Editors, Michele Brittany and Sean Woodard
Contact Email: mummybookproject@mcbrittany
Abstract Deadline: December 15, 2023
Chapter Drafts Deadline: June 15, 2024
The 1999 Universal reboot of The Mummy, starring the indelible duo of Brendan Fraser and Rachel Weisz, remains a tentpole of ’90s popular culture and cinema. Not only did The Mummy launch two sequels, a spin-off series, and a reboot, but it has lived on as a cult film, loved by fans for its mixture of horror, action/adventure, and humor. The film has also developed a strong meme culture on social media — one of the most viral examples contains a photo of a car bumper sticker proclaiming: “Honk if you’d rather be watching the 1999 cinematic masterpiece ‘The Mummy’ starring Brendan Fraser and Rachel Weisz.”
While academic research has been focused on various releases of The Mummy (1932, 1959, 1999, and 2017), there has not been a singular scholarly text devoted to the film franchise. The recent “Brenaissance” in Fraser’s film career and the film’s anticipated 25th anniversary in 2024 make it an appropriate time to celebrate and re-evaluate the film.
The purpose of this edited collection is to place The Mummy into a cultural and theoretical context, as well as critically analyze the franchise, its connections to other genre films, and its continued influence.
We seek proposals for chapters that approach the subject matter with theoretical concepts that will appropriately meet the rigorous expectations of an academic work, but through a prose style that shall be accessible for both an academic audience and a general readership.
Topics may include, but are not limited to:
- Resurgent interest in Brendan Fraser/”Brenaissance”
- Stephen Sommers as an auteur
- Representation of Egypt in popular culture and early filmic representation
- Eastern mythology/culture/religion
- Exoticism of non-western cultures
- Post/De-colonialism
- Heroic representation
- Body horror
- Eco-horror/Ecocriticism
- Gender representation
- Toxic depictions in film
- Queer/LGBTQ+ representation
- Meme/GIF culture
- Psychoanalysis
- Generational nostalgia
- Element of music/film scoring
- Genre hybridity
- Film cycles/reboots/retcons (such as The Scorpion King, The Mummy animated series, Universal Classic Monsters, Hammer Studios, Dark Universe, etc.) and related adventure/archaeological-driven films (such as Ark of the Sun God, The Sphinx, The Librarian franchise, etc.)
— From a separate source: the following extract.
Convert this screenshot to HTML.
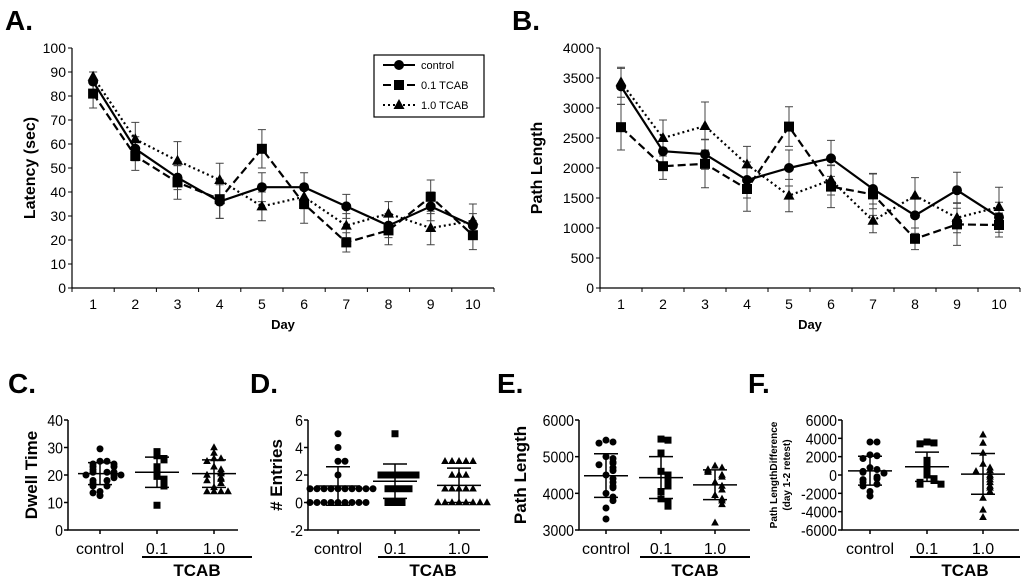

Please send abstracts of 300 – 500 words with a working title and five (5) keywords, accompanied by a short third-person author bio (100 words max), to mummybookproject@gmail.com as a Word document. Final essays should be 6,000 – 8,000 words in length, including endnotes and bibliography, and be formatted according to the Chicago Manual of Style, 17th edition. The collection is being considered by a leading academic press.
Proposed Timeline
- October 1, 2023 through December 15, 2023 — Call for Papers
- January 15, 2024 — Notification of abstract acceptances sent to authors
- January 15, 2024 through June 15, 2024 — Book chapters drafting period
- June 15, 2024 through July 15, 2024 — Initial editorial review of submitted chapter drafts
- August 1, 2024 through October 1, 2024 — Double-blind peer review period
- October 1, 2024 through November 15, 2024 — Contributor revision period
- December 1, 2024 — Final editorial acceptance decisions
- December 1, 2024 through January 15, 2025 — Layout design, indexing, and proofing stage
- January 16, 2025 through February 15, 2025 — Copies of chapter proofs sent to contributors for copyediting review
- March 1, 2025 — Final manuscript submitted in hard copy and digital formats to publisher
Editor bios:
Michele Brittany is a writer, editor, podcaster, and artist. She edited James Bond and Popular Cultureand the Bram Stoker Award-nominated Horror in Space: Critical Essays on a Film Subgenre. She co-edited Horror Literature from Gothic to Post-Modern: Critical Essays and co-hosts H. P. Lovecast podcast with Nicholas Diak. She lives in Glendale, Arizona.
Sean Woodard (MA | MFA) is a PhD candidate in English at University of Texas at Arlington. He also serves as the Assistant Editor for Global Insight: A Journal of Critical Human Science and Cultureand the Film Editor for Drunk Monkeys. He has contributed chapters to the edited collections Journeys Into Terror: Essays from the Cinematic Intersection of Travel and Horrorand Bloodstained Narratives: The Giallo Film in Italy and Abroad. His research interests include horror cinema, the American West, psychoanalysis, fairy tales, and film scoring.